Scorsese Plans Catholic Film?

According to an AFP report Oscar-winning director Martin Scorsese plans to adapt the 1966 novel “Silence” by Shusaku Endo for the screen.

The book tells the story of a young Jesuit priest from Portugal who lands in southern Japan, and of Japan’s brutal persecution of Catholics during the 17th century.

From the report:

Academy Award-winning art director Dante Ferretti, who is close to Scorsese, and producer E. Bennett Walsh this week visited the Nagasaki Museum of History and Culture to research the film.

“They are going to make a movie and so they visited to research Japanese Christian history,” museum spokesman Koichiro Nishijima said.

He said that the pair carefully studied a “fumie,” a metal plaque depicting Jesus Christ or the Virgin Mary that authorities would make people step on in order to weed out Christians.

The Asahi Shimbun newspaper said actors who may star in the movie include Daniel Day-Lewis, Gael Garcia Bernal and Benicio Del Toro—who recently depicted Che Guevara in Steven Soderbergh’s “Che”.

Scorsese plans to start shooting the film in New Zealand later this year and expects it to reach cinemas in 2010, the Asahi reported.

It would be the first major work directed by a foreigner about the subject, a less well-known part of Japan’s history.

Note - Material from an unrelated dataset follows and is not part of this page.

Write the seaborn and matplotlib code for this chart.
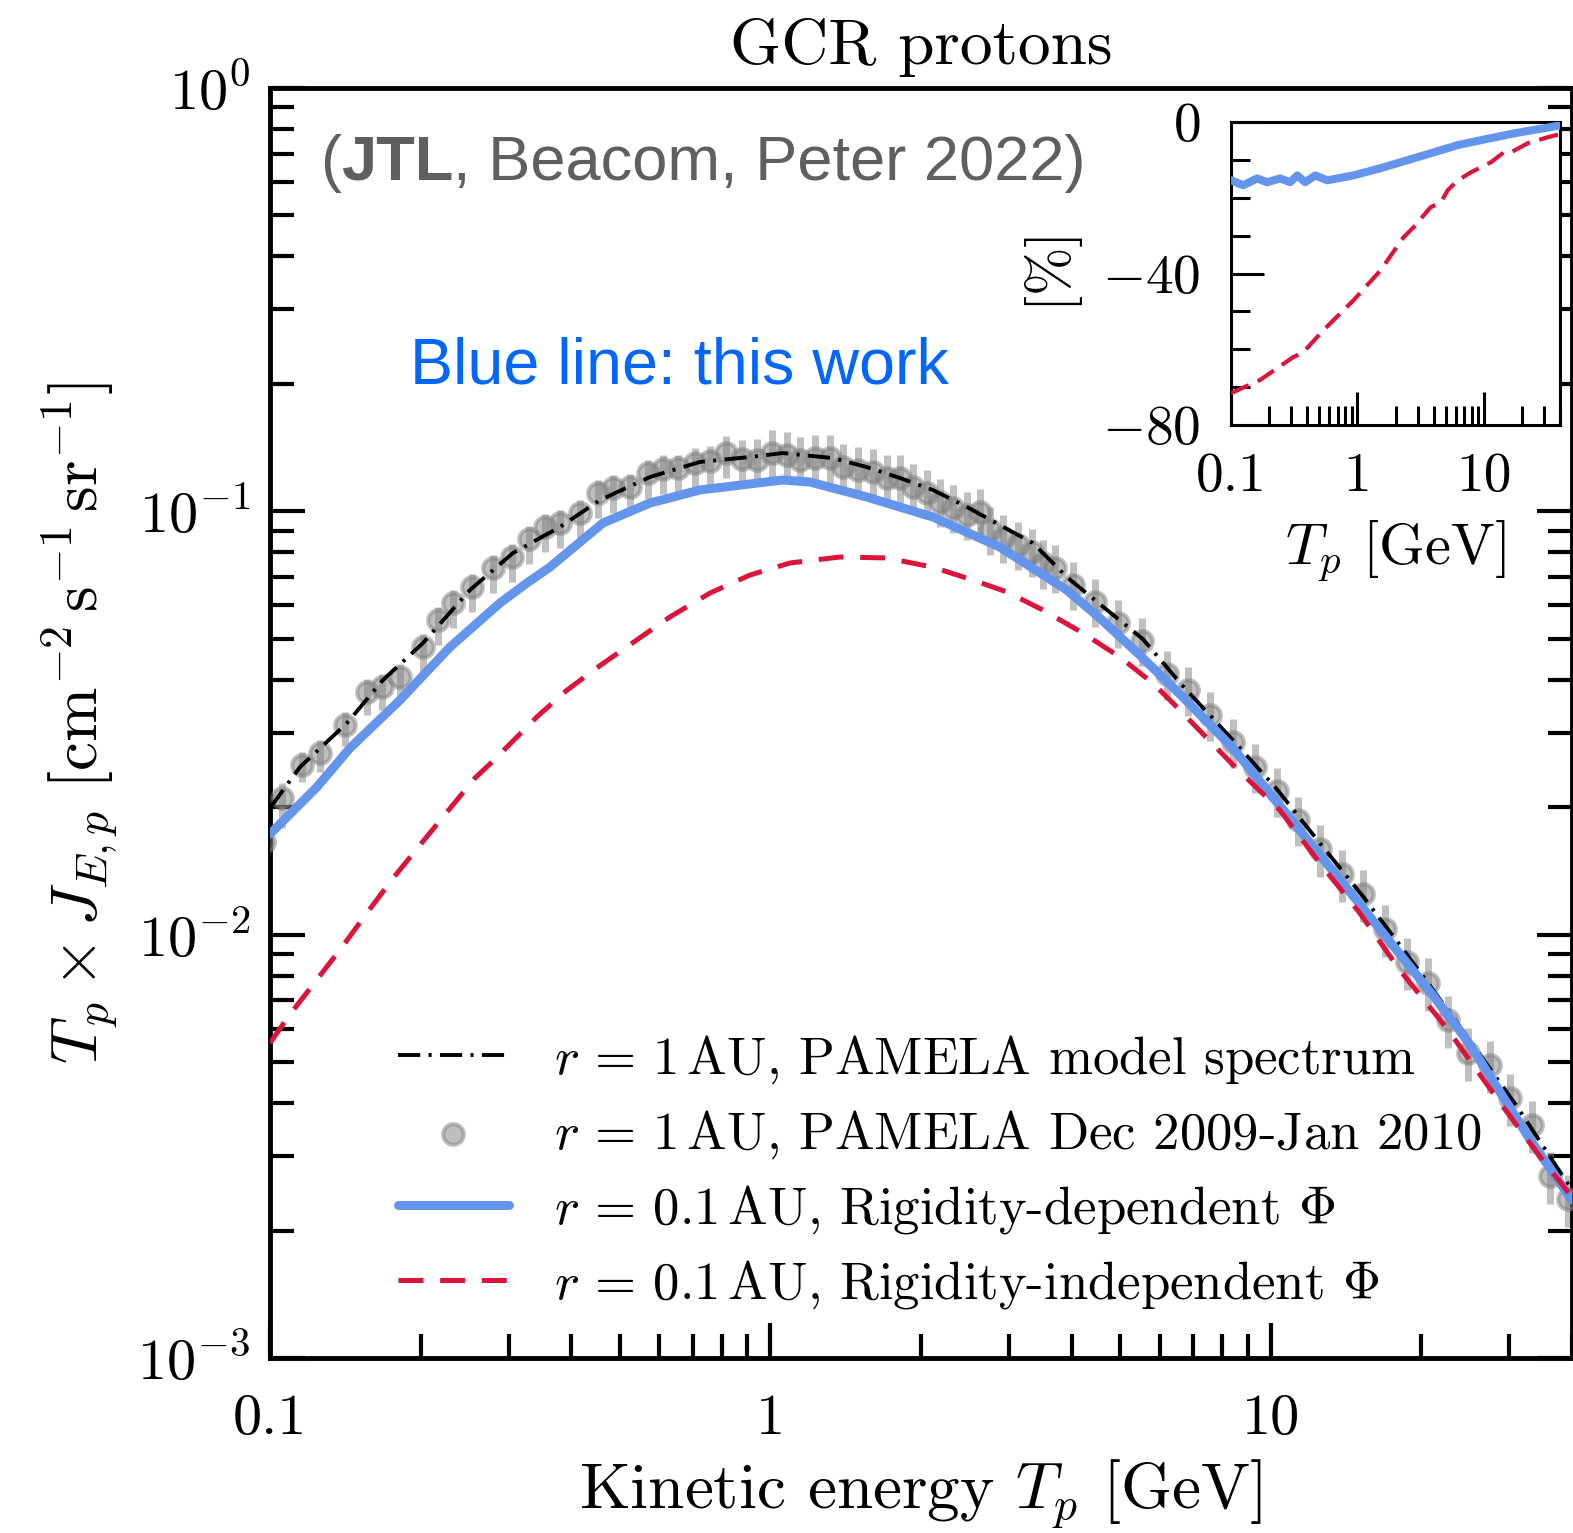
import numpy as np
import pandas as pd
import matplotlib
matplotlib.use("Agg")
import matplotlib.pyplot as plt
import matplotlib.ticker as mticker
import seaborn as sns

# ---------------- data ----------------
# PAMELA model spectrum at 1 AU (black dash-dot)
model_T = [0.1, 0.1148, 0.1425, 0.1682, 0.2022, 0.2509, 0.3059, 0.3796, 0.4564, 0.5743,
           0.7230, 0.9100, 1.059, 1.333, 1.559, 1.814, 2.112, 2.470, 2.874, 3.346,
           3.912, 4.553, 5.549, 6.673, 8.398, 10.28, 12.53, 15.27, 18.95, 24.64,
           31.01, 40.0]
model_F = [0.01991, 0.02489, 0.03161, 0.03995, 0.04886, 0.06518, 0.07970, 0.09183, 0.1063, 0.1205,
           0.1308, 0.1344, 0.1373, 0.1336, 0.1272, 0.1199, 0.1123, 0.1024, 0.09282, 0.08417,
           0.06996, 0.06039, 0.04993, 0.03867, 0.02882, 0.02208, 0.01646, 0.01234, 0.008806, 0.005760,
           0.003936, 0.002492]

# PAMELA Dec 2009 - Jan 2010 data points
data_T = [0.0975, 0.1057, 0.1159, 0.1259, 0.1412, 0.1562, 0.1674, 0.1819, 0.2022, 0.2166, 0.2321,
          0.2533, 0.2790, 0.3045, 0.3293, 0.3544, 0.3796, 0.4162, 0.4522, 0.4845, 0.5240,
          0.5692, 0.6099, 0.6535, 0.7067, 0.7569, 0.8150, 0.8772, 0.9397, 1.007, 1.079,
          1.145, 1.227, 1.315, 1.396, 1.496, 1.603, 1.709, 1.814, 1.926, 2.054,
          2.182, 2.315, 2.470, 2.622, 2.746, 2.914, 3.123, 3.331, 3.504, 3.702,
          4.021, 4.449, 4.947, 5.524, 6.199, 6.829, 7.553, 8.398, 9.290, 10.28,
          11.32, 12.53, 13.87, 15.27, 16.90, 18.69, 20.59, 22.57, 24.75, 27.39,
          30.03, 33.22, 36.09, 39.21]
data_F = [0.01655, 0.02102, 0.02517, 0.02685, 0.03127, 0.03741, 0.03845, 0.04060, 0.04778, 0.05535, 0.06073,
          0.06627, 0.07345, 0.07799, 0.08601, 0.09183, 0.09384, 0.09908, 0.1105, 0.1135, 0.1141,
          0.1231, 0.1259, 0.1265, 0.1300, 0.1315, 0.1373, 0.1329, 0.1322, 0.1373, 0.1358,
          0.1322, 0.1336, 0.1336, 0.1272, 0.1252, 0.1238, 0.1199, 0.1199, 0.1141, 0.1105,
          0.1052, 0.1018, 0.09801, 0.09962, 0.09033, 0.08649, 0.08326, 0.08014, 0.07545, 0.07345,
          0.06699, 0.06106, 0.05446, 0.04938, 0.04126, 0.03782, 0.03302, 0.02851, 0.02489, 0.02184,
          0.01865, 0.01593, 0.01390, 0.01247, 0.01031, 0.008614, 0.007687, 0.006284, 0.005253, 0.004918,
          0.004111, 0.003550, 0.002690, 0.002373]
# error bar half-lengths in dex (upper / lower)
err_up_dex = [0.035, 0.035, 0.030, 0.030, 0.030, 0.032, 0.030, 0.030, 0.030, 0.030, 0.030,
              0.030, 0.030, 0.030, 0.030, 0.030, 0.030, 0.030, 0.030, 0.030, 0.030,
              0.030, 0.032, 0.032, 0.035, 0.035, 0.040, 0.045, 0.050, 0.055, 0.055,
              0.055, 0.055, 0.055, 0.055, 0.055, 0.055, 0.055, 0.055, 0.055, 0.055,
              0.055, 0.055, 0.055, 0.055, 0.055, 0.055, 0.055, 0.055, 0.055, 0.055,
              0.055, 0.055, 0.055, 0.055, 0.055, 0.055, 0.055, 0.055, 0.055, 0.055,
              0.055, 0.058, 0.058, 0.058, 0.058, 0.058, 0.058, 0.058, 0.058, 0.058,
              0.058, 0.058, 0.058, 0.058]
err_dn_dex = [0.050, 0.070, 0.040, 0.045, 0.050, 0.055, 0.055, 0.060, 0.060, 0.060, 0.060,
              0.060, 0.060, 0.060, 0.060, 0.060, 0.060, 0.060, 0.060, 0.060, 0.060,
              0.060, 0.060, 0.060, 0.060, 0.060, 0.060, 0.060, 0.060, 0.060, 0.060,
              0.060, 0.060, 0.060, 0.060, 0.060, 0.060, 0.060, 0.060, 0.060, 0.060,
              0.060, 0.060, 0.060, 0.060, 0.060, 0.060, 0.060, 0.060, 0.060, 0.060,
              0.060, 0.060, 0.060, 0.060, 0.062, 0.062, 0.062, 0.062, 0.062, 0.062,
              0.062, 0.065, 0.065, 0.065, 0.065, 0.065, 0.065, 0.065, 0.065, 0.065,
              0.065, 0.065, 0.065, 0.065]

# r = 0.1 AU, rigidity-dependent Phi (blue, this work)
blue_T = [0.1, 0.1241, 0.1445, 0.1819, 0.2289, 0.2881, 0.3262, 0.3626, 0.4628, 0.5743,
          0.7230, 1.059, 1.199, 1.559, 2.112, 2.874, 3.912, 4.553, 5.473, 6.673,
          8.398, 10.76, 15.06, 21.07, 24.98, 32.93, 40.0]
blue_F = [0.01729, 0.02232, 0.02759, 0.03582, 0.04778, 0.06073, 0.06771, 0.07384, 0.09384, 0.1046,
          0.1123, 0.1186, 0.1173, 0.1081, 0.09694, 0.08236, 0.06518, 0.05596, 0.04575, 0.03640,
          0.02759, 0.01927, 0.01181, 0.007201, 0.005515, 0.003290, 0.002360]

# r = 0.1 AU, rigidity-independent Phi (red dashed)
red_T = [0.1, 0.1086, 0.1230, 0.1393, 0.1562, 0.1762, 0.1994, 0.2258, 0.2568, 0.2777,
         0.2975, 0.3416, 0.3921, 0.4564, 0.541, 0.630, 0.757, 0.910, 1.094, 1.377,
         1.709, 2.112, 2.54, 2.97, 3.50, 4.21, 4.99, 5.81, 6.49, 8.40,
         10.42, 12.53, 15.06, 18.10, 22.46, 28.68, 34.97, 40.0]
red_F = [0.005545, 0.006388, 0.007727, 0.009348, 0.01125, 0.01360, 0.01628, 0.01948, 0.02344, 0.02557,
         0.02774, 0.0327, 0.0378, 0.0432, 0.0497, 0.0563, 0.0641, 0.0707, 0.0755, 0.0780,
         0.0776, 0.0738, 0.0688, 0.0645, 0.0585, 0.0516, 0.0453, 0.0393, 0.0345, 0.0252,
         0.0197, 0.01476, 0.01125, 0.00825, 0.00602, 0.00402, 0.00293, 0.00240]

# inset: percentage difference
inset_blue_T = [0.1, 0.125, 0.161, 0.193, 0.245, 0.294, 0.334, 0.386, 0.464, 0.578,
                0.929, 1.52, 2.78, 5.18, 6.22, 9.47, 17.3, 40.0]
inset_blue_P = [-15.4, -16.7, -14.9, -15.9, -14.9, -15.9, -14.1, -15.9, -14.1, -15.4,
                -14.1, -12.2, -9.6, -6.9, -6.1, -4.8, -3.0, -0.9]
inset_red_T = [0.1, 0.170, 0.310, 0.373, 0.537, 0.929, 1.52, 2.32, 2.78, 3.79,
               4.56, 5.18, 6.22, 7.89, 11.4, 14.4, 16.4, 22.3, 32.2, 40.0]
inset_red_P = [-71.6, -68.1, -62.1, -60.8, -55.0, -47.1, -39.2, -30.4, -27.8, -22.5,
               -21.2, -18.0, -15.4, -13.3, -10.6, -8.0, -8.0, -5.6, -4.0, -3.2]

x_ticks = [0.1, 1, 10]
x_ticklabels = ["0.1", "1", "10"]
inset_y_ticks = [-80, -40, 0]
inset_y_ticklabels = [r"$-80$", r"$-40$", r"$0$"]

labels = [r"$r\,=\,1\,$AU, PAMELA model spectrum",
          r"$r\,=\,1\,$AU, PAMELA Dec 2009-Jan 2010",
          r"$r\,=\,0.1\,$AU, Rigidity-dependent $\Phi$",
          r"$r\,=\,0.1\,$AU, Rigidity-independent $\Phi$"]

# ---------------- style ----------------
sns.set_style("white")
plt.rcParams.update({
    "font.family": ["cmr10"],
    "mathtext.fontset": "cm",
    "axes.formatter.use_mathtext": True,
    "lines.scale_dashes": False,
    "axes.unicode_minus": True,
    "text.color": "black",
    "axes.labelcolor": "black",
    "xtick.color": "black",
    "ytick.color": "black",
})

W, H = 1573, 1533
fig = plt.figure(figsize=(W / 100, H / 100), dpi=100)
fig.patch.set_facecolor("white")

def fx(px):
    return px / W

def fy(py):
    return (H - py) / H

ax = fig.add_axes([fx(270), fy(1358), fx(1572) - fx(270), fy(88) - fy(1358)])
ax.set_facecolor("white")

BLUE = "cornflowerblue"
RED = "crimson"

dT = np.array(data_T)
dF = np.array(data_F)
lo = dF * (1 - 10 ** (-np.array(err_dn_dex)))
hi = dF * (10 ** np.array(err_up_dex) - 1)
ax.errorbar(dT, dF, yerr=[lo, hi], fmt="none", ecolor="gray", alpha=0.5,
            elinewidth=5, capsize=0, zorder=2)

df_data = pd.DataFrame({"T": data_T, "F": data_F})
sns.scatterplot(data=df_data, x="T", y="F", ax=ax, s=220, color="gray",
                edgecolor="gray", linewidth=3, alpha=0.5, zorder=3, legend=False)
h_pts = ax.collections[-1]

sns.lineplot(x=model_T, y=model_F, ax=ax, color="black", lw=2.8,
             estimator=None, sort=False, zorder=4, legend=False)
h_model = ax.lines[-1]
h_model.set_linestyle((0, (16, 6, 2.2, 6)))

sns.lineplot(x=blue_T, y=blue_F, ax=ax, color=BLUE, lw=6.5,
             estimator=None, sort=False, zorder=5, legend=False)
h_blue = ax.lines[-1]

sns.lineplot(x=red_T, y=red_F, ax=ax, color=RED, lw=3.6,
             estimator=None, sort=False, zorder=6, legend=False)
h_red = ax.lines[-1]
h_red.set_linestyle((0, (18, 12)))

ax.set_xscale("log")
ax.set_yscale("log")
ax.set_xlim(0.1, 40)
ax.set_ylim(1e-3, 1)

ax.xaxis.set_major_locator(mticker.FixedLocator(x_ticks))
ax.xaxis.set_major_formatter(mticker.FixedFormatter(x_ticklabels))
ax.xaxis.set_minor_locator(mticker.LogLocator(base=10, subs=np.arange(2, 10), numticks=20))
ax.xaxis.set_minor_formatter(mticker.NullFormatter())
ax.yaxis.set_major_locator(mticker.LogLocator(base=10, numticks=10))
ax.yaxis.set_minor_locator(mticker.LogLocator(base=10, subs=np.arange(2, 10), numticks=20))
ax.yaxis.set_minor_formatter(mticker.NullFormatter())

for s in ax.spines.values():
    s.set_linewidth(3.5)
    s.set_color("black")
ax.tick_params(which="both", direction="in", left=True, bottom=True, right=True, top=False,
               colors="black")
ax.tick_params(which="major", length=25, width=3)
ax.tick_params(which="minor", length=17, width=3)
ax.tick_params(axis="x", which="major", labelsize=42, pad=26)
ax.tick_params(axis="y", which="major", labelsize=42, pad=14)

ax.set_xlabel(r"Kinetic energy $T_p$ [GeV]", fontsize=47, labelpad=9)
ax.set_ylabel(r"$T_p \times J_{E,p}\ [\mathrm{cm}^{-2}\,\mathrm{s}^{-1}\,\mathrm{sr}^{-1}]$",
              fontsize=47, labelpad=12)
ax.set_title("GCR protons", fontsize=47, pad=17)

leg = ax.legend([h_model, h_pts, h_blue, h_red], labels, frameon=False, fontsize=38,
                loc="center left", bbox_to_anchor=(fx(398), fy(1172)),
                bbox_transform=fig.transFigure, borderpad=0, borderaxespad=0,
                handlelength=2.1, handletextpad=0.85, labelspacing=0.42,
                scatterpoints=1)
leg.set_zorder(10)

# annotations
GREY = "#5f5f5f"
t1 = fig.text(fx(320), fy(180), "(", fontsize=45.5, color=GREY, family="Liberation Sans",
              ha="left", va="baseline")
t2 = ax.annotate("JTL", xy=(1, 0), xycoords=t1, fontsize=45.5, color=GREY,
                 family="Liberation Sans", weight="bold", ha="left", va="bottom")
t3 = ax.annotate(", Beacom, Peter 2022)", xy=(1, 0), xycoords=t2, fontsize=45.5, color=GREY,
                 family="Liberation Sans", ha="left", va="bottom")
fig.text(fx(410), fy(383), "Blue line: this work", fontsize=46.5, color="#0066FF",
         family="Liberation Sans", ha="left", va="baseline")

# ---------------- inset ----------------
axi = fig.add_axes([fx(1231), fy(425), fx(1560) - fx(1231), fy(122) - fy(425)])
axi.set_facecolor("white")
sns.lineplot(x=inset_blue_T, y=inset_blue_P, ax=axi, color=BLUE, lw=5.8,
             estimator=None, sort=False, legend=False, zorder=3)
sns.lineplot(x=inset_red_T, y=inset_red_P, ax=axi, color=RED, lw=3.0,
             estimator=None, sort=False, legend=False, zorder=4)
axi.lines[-1].set_linestyle((0, (14, 7)))
axi.set_xscale("log")
axi.set_xlim(0.1, 40)
axi.set_ylim(-80, 0)
axi.xaxis.set_major_locator(mticker.FixedLocator(x_ticks))
axi.xaxis.set_major_formatter(mticker.FixedFormatter(x_ticklabels))
axi.xaxis.set_minor_locator(mticker.LogLocator(base=10, subs=np.arange(2, 10), numticks=20))
axi.xaxis.set_minor_formatter(mticker.NullFormatter())
axi.yaxis.set_major_locator(mticker.FixedLocator(inset_y_ticks))
axi.yaxis.set_major_formatter(mticker.FixedFormatter(inset_y_ticklabels))
axi.yaxis.set_minor_locator(mticker.MultipleLocator(10))
for s in axi.spines.values():
    s.set_linewidth(2.2)
    s.set_color("black")
axi.tick_params(which="both", direction="in", left=True, bottom=True, right=False, top=False)
axi.tick_params(which="major", length=24, width=2.2, labelsize=40)
axi.tick_params(which="minor", length=14, width=2.2)
axi.tick_params(axis="x", which="major", pad=20)
axi.tick_params(axis="y", which="major", pad=22)
axi.set_xlabel(r"$T_p$ [GeV]", fontsize=42, labelpad=12)
axi.set_ylabel(r"$[\%]$", fontsize=42, labelpad=12)

fig.savefig("out.png", dpi=100, facecolor="white")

As many as 30,000 Japanese are believed to have been persecuted for their Christian faith, which was introduced by Spanish Jesuit Francis Xavier in 1549 but banned for centuries.

The Roman Catholic Church last year beatified 188 Japanese martyrs, mostly laypeople who were tortured to death.

Christians came out of hiding when Japan ended its policy of self-imposed seclusion in the 1860s.